C'è da dire che da allora (quante volte ho scritto in questi anni che le cose non cambiano mai?) i clienti hanno mantenuto, continua Schwed, "una sfortunata abitudine: fare domande sul futuro. Ora, se voi fate a qualcuno l'onore di chiedergli qualcosa di difficile potete star sicuri che otterrete una risposta dettagliata. Raramente sarà invece la più difficile delle risposte: non lo so".
In una vecchia storiella d'altri tempi un medico replicando a un amico che gli faceva notare l'incompetenza di un altro dottore, rispondeva "non ti preoccupare, non sa abbastanza di medicina per poter far del male a un paziente".
Non so se la stessa cosa la si possa dire oggi di un consulente finanziario che tale si improvviserà.

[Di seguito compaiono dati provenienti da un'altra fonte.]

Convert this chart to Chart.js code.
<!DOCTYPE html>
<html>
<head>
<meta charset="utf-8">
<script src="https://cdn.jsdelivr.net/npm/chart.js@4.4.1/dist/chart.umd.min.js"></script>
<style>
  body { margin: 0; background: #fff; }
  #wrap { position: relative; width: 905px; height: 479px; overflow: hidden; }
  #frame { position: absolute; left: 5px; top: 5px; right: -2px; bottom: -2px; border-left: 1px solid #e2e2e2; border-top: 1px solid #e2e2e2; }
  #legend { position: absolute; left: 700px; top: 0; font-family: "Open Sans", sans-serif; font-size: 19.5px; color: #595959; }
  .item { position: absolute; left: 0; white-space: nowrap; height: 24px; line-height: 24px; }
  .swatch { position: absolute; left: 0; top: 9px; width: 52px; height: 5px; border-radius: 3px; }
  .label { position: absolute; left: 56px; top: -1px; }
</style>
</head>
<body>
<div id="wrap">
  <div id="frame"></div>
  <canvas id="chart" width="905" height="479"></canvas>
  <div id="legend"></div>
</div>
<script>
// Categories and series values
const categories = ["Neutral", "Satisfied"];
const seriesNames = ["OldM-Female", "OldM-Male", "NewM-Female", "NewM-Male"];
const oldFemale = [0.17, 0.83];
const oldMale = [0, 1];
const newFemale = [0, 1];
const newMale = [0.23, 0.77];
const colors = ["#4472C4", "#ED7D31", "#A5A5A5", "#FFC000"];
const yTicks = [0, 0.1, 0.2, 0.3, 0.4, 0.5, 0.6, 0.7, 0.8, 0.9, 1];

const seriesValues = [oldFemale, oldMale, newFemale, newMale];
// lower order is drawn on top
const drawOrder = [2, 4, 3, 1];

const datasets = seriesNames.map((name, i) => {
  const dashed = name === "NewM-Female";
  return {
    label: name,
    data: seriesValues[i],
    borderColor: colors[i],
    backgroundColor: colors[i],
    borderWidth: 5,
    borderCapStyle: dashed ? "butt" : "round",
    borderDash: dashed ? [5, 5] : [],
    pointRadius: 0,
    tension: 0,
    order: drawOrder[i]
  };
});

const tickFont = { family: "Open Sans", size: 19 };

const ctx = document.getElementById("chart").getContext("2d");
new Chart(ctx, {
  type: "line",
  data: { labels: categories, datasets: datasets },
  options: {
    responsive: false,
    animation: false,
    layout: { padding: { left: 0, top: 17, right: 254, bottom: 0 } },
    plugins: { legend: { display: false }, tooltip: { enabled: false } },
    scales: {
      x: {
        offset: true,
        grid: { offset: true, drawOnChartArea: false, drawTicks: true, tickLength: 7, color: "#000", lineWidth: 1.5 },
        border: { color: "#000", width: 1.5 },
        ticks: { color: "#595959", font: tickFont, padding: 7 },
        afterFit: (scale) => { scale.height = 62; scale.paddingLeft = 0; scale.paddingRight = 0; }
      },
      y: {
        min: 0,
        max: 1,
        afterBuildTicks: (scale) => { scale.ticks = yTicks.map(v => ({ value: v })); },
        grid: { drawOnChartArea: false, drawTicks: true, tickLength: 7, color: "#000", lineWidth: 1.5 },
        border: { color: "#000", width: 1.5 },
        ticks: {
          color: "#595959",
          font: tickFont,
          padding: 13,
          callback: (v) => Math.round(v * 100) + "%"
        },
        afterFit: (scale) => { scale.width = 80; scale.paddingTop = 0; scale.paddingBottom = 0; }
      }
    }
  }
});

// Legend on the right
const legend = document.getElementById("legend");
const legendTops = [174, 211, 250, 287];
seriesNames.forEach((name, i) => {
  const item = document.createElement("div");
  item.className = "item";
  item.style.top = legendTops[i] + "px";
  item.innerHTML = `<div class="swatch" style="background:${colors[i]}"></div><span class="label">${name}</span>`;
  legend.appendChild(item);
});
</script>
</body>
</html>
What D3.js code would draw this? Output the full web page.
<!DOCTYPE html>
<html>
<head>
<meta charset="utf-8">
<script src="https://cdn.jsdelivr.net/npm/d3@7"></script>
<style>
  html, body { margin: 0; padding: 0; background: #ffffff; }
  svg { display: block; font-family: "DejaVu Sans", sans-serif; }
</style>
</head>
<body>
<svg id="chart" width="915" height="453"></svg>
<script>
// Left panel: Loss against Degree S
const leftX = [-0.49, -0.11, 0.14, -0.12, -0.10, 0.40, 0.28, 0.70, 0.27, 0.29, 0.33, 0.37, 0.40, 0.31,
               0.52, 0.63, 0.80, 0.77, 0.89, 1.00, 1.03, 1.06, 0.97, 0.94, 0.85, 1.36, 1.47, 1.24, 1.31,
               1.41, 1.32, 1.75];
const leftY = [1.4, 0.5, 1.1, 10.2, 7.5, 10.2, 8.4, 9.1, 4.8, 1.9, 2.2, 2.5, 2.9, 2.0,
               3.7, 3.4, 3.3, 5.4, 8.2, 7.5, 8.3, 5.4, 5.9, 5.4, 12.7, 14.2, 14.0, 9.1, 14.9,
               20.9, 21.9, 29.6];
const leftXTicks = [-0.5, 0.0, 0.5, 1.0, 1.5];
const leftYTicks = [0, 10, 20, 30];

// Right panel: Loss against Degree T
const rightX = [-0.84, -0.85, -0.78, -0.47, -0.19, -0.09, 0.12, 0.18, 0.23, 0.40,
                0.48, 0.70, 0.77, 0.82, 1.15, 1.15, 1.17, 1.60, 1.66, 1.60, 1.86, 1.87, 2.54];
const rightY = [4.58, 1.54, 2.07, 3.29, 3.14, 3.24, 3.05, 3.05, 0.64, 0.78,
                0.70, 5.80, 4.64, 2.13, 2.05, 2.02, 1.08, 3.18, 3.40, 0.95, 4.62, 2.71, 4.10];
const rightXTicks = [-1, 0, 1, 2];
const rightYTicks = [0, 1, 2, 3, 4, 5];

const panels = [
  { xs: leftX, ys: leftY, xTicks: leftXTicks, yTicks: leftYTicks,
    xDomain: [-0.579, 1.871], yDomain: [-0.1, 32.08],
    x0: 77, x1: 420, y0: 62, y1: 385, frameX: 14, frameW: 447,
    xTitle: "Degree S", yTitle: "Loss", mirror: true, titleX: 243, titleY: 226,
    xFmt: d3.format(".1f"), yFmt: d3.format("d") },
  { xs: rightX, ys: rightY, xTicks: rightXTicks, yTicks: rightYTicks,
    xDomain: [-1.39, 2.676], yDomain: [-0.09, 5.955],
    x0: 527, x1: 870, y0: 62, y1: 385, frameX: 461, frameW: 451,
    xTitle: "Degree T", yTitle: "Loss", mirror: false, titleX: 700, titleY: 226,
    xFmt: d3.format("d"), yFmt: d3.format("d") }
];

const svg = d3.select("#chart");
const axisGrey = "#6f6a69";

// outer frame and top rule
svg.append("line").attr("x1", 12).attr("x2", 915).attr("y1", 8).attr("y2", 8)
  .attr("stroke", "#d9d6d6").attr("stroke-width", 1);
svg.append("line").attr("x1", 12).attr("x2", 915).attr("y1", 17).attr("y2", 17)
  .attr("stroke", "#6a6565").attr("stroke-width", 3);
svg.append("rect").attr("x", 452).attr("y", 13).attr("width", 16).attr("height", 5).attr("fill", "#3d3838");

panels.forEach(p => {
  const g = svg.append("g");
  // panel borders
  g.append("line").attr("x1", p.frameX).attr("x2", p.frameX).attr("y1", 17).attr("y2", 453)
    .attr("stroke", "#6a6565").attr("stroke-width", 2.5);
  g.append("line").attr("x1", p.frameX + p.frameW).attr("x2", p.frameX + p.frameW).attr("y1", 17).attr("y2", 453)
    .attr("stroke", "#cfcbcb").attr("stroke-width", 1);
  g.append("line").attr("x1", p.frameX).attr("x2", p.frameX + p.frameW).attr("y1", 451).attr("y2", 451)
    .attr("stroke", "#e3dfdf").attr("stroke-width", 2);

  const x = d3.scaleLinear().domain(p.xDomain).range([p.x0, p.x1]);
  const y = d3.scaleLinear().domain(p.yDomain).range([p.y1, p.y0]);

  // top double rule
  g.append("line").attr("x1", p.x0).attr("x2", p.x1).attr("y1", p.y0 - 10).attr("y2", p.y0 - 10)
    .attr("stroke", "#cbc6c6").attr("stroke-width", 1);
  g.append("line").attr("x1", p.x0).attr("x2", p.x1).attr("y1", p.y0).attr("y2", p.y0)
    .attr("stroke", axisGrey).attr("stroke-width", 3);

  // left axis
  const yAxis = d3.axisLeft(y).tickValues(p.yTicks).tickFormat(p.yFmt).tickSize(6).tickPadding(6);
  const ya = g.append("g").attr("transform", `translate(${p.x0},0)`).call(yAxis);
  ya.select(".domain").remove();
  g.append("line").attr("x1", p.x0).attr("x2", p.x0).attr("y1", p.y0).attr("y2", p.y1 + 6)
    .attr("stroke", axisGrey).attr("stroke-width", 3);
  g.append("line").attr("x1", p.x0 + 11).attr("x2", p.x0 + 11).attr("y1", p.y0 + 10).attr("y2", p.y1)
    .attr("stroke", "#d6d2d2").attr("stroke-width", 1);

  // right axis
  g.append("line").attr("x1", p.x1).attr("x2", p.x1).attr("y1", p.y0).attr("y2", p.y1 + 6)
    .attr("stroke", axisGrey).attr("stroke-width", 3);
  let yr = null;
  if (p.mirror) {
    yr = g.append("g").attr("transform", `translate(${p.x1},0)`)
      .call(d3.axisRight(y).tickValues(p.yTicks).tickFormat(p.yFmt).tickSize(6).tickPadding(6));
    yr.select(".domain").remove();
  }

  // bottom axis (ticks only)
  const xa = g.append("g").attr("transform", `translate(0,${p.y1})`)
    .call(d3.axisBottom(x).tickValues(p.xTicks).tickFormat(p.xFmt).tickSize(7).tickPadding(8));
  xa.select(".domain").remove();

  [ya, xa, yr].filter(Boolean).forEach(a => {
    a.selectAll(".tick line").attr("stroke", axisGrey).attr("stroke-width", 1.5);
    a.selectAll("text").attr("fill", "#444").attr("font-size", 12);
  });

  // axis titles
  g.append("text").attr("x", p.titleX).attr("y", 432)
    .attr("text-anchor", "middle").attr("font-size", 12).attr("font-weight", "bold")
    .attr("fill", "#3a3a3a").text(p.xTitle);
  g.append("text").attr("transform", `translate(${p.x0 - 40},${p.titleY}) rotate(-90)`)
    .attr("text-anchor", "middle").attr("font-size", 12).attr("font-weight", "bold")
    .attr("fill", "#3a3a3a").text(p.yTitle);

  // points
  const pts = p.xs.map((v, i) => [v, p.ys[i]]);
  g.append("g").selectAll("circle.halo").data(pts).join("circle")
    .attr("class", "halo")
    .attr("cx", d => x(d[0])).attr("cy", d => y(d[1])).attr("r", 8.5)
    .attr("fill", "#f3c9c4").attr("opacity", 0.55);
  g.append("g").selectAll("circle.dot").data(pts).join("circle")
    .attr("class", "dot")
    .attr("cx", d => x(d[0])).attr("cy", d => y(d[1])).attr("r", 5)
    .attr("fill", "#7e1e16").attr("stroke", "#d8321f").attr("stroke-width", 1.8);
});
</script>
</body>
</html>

La settimana scorsa ho criticato un po' la professione nascente dei consulenti finanziari che si dicono indipendenti e che vendono prodotti a basso costo solo per farsi pagare a loro la parcella, semplicemente quindi trasferendo un costo da un soggetto ad un altro.
Una delle attività preferite dei nuovi consulenti, e di buona parte della stampa, è quella di sparare a zero sul mondo del risparmio gestito italiano. Accuse tutte verissime, se non fosse che il risparmio gestito non è solo italiano, e che se è un gran bene fuggire dai prodotti delle avide banche nostrane, non si deve buttare il bambino con l'acqua sporca. Ed il bambino è infatti un gran bel bambino se visto con gli occhi giusti.

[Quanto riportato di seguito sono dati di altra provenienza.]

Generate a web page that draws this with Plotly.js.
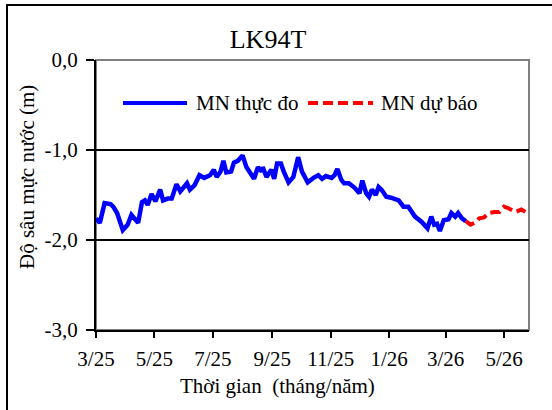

Gli americani in finanza sono secoli avanti a noi e già negli anni '20 esistevano una specie di fondi comuni chiamati "investment trust". Lo stesso Schwed nella prima edizione del suo libro li prese di mira criticandoli aspramente, in modo appropriato e lungimirante; ma fu lui stesso a scrivere nell'introduzione all'edizione del 1955, che se qualcosa avrebbe cambiato del suo testo precedente, era solo l'invettiva su quei sistemi di investimento, che nel '55 avevano cambiato nome in "mutual fund" (fondi comuni) e che avevano rappresentato in effetti la cosa più saggia che un investitore avesse potuto fare nei tanti anni che erano trascorsi.

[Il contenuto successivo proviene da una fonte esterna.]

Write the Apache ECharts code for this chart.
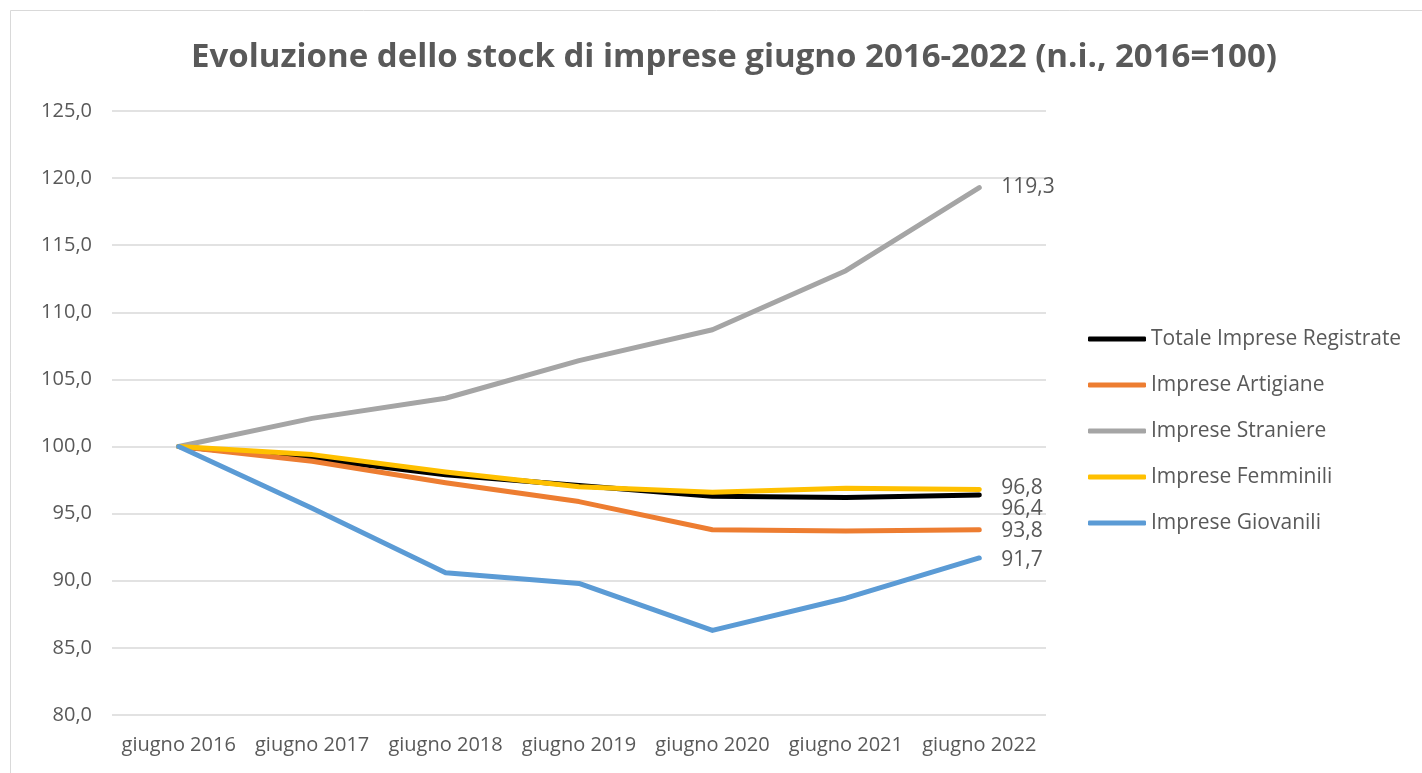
<!DOCTYPE html>
<html>
<head>
<meta charset="utf-8">
<script src="https://cdn.jsdelivr.net/npm/echarts@6/dist/echarts.min.js"></script>
<style>
  html, body { margin: 0; padding: 0; background: #fff; }
  #chart { width: 1422px; height: 773px; }
</style>
</head>
<body>
<div id="chart"></div>
<script>
// categorie asse x
var anni = ['giugno 2016', 'giugno 2017', 'giugno 2018', 'giugno 2019', 'giugno 2020', 'giugno 2021', 'giugno 2022'];
// serie (numeri indice, 2016=100)
var totale = [100, 99.1, 97.9, 97.1, 96.3, 96.2, 96.4];
var artigiane = [100, 98.9, 97.3, 95.9, 93.8, 93.7, 93.8];
var straniere = [100, 102.1, 103.6, 106.4, 108.7, 113.1, 119.3];
var femminili = [100, 99.4, 98.1, 97.0, 96.6, 96.9, 96.8];
var giovanili = [100, 95.4, 90.6, 89.8, 86.3, 88.7, 91.7];

var nomi = ['Totale Imprese Registrate', 'Imprese Artigiane', 'Imprese Straniere', 'Imprese Femminili', 'Imprese Giovanili'];
var colori = ['#000000', '#ED7D31', '#A5A5A5', '#FFC000', '#5B9BD5'];
var valori = [totale, artigiane, straniere, femminili, giovanili];
// spostamento etichetta finale (per 96,8 / 96,4)
var spostamenti = [[0, 14], [0, 1], [0, 0], [0, -1], [0, 2]];

function fmt(v) {
  return v.toFixed(1).replace('.', ',');
}

var testo = '#595959';
var font = 'Open Sans';

var series = [];
for (let i = 0; i < nomi.length; i++) {
  let ultimo = valori[i].length - 1;
  series.push({
    name: nomi[i],
    type: 'line',
    symbol: 'circle',
    symbolSize: 0,
    showSymbol: true,
    lineStyle: { color: colori[i], width: 5, cap: 'round', join: 'round' },
    itemStyle: { color: colori[i] },
    emphasis: { disabled: true },
    data: valori[i].map(function (v, k) {
      if (k !== ultimo) return v;
      return {
        value: v,
        label: {
          show: true,
          position: 'right',
          distance: 22,
          offset: spostamenti[i],
          color: testo,
          fontFamily: font,
          fontSize: 21,
          formatter: function (p) { return fmt(p.value); }
        }
      };
    })
  });
}

var myChart = echarts.init(document.getElementById('chart'));
var option = {
  animation: false,
  backgroundColor: '#fff',
  title: {
    text: 'Evoluzione dello stock di imprese giugno 2016-2022 (n.i., 2016=100)',
    left: 729,
    textAlign: 'center',
    top: 36,
    textStyle: { color: testo, fontFamily: font, fontSize: 33, fontWeight: 'bold' }
  },
  graphic: [{
    type: 'rect',
    shape: { x: 10.5, y: 10.5, width: 1420, height: 770 },
    style: { fill: 'none', stroke: '#D9D9D9', lineWidth: 1 },
    silent: true
  }],
  legend: {
    orient: 'vertical',
    left: 1083,
    top: 322,
    icon: 'roundRect',
    itemWidth: 58,
    itemHeight: 5,
    itemGap: 22,
    textStyle: { color: testo, fontFamily: font, fontSize: 21, lineHeight: 24 },
    data: nomi
  },
  grid: { left: 112, right: 376, top: 111, bottom: 58 },
  xAxis: {
    type: 'category',
    data: anni,
    boundaryGap: true,
    axisLine: { show: false },
    axisTick: { show: false },
    axisLabel: { color: testo, fontFamily: font, fontSize: 20, margin: 20, interval: 0 }
  },
  yAxis: {
    type: 'value',
    min: 80,
    max: 125,
    interval: 5,
    axisLine: { show: false },
    axisTick: { show: false },
    splitLine: { lineStyle: { color: '#D9D9D9', width: 1.5 } },
    axisLabel: { color: testo, fontFamily: font, fontSize: 20, margin: 20, formatter: fmt }
  },
  series: series
};
myChart.setOption(option);
window.addEventListener('resize', () => {
  myChart.resize();
});
</script>
</body>
</html>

E per quanto inefficienti possano essere, anche quelli delle banche italiane hanno rappresentato una scelta di gran lunga migliore per tantissimi piccoli risparmiatori. Pensiamo alle centinaia di migliaia di italiani rimasti vittima di un default. La gran parte di coloro che acquistarono titoli dell'Argentina iniziarono a comperare 10 anni fa. Se invece che un singolo titolo avessero investito in un paniere di titoli dei paesi emergenti tramite un "inefficientissimo" (da che punto di vista?) fondo comune italiano, oggi dopo 10 anni invece che una perdita astronomica (totale per chi non ha aderito allo scambio) avrebbero avuto in cassa più del 6% all'anno. E credetemi, fa la differenza nella vita di una persona, se hai tempo e pazienza per aspettare.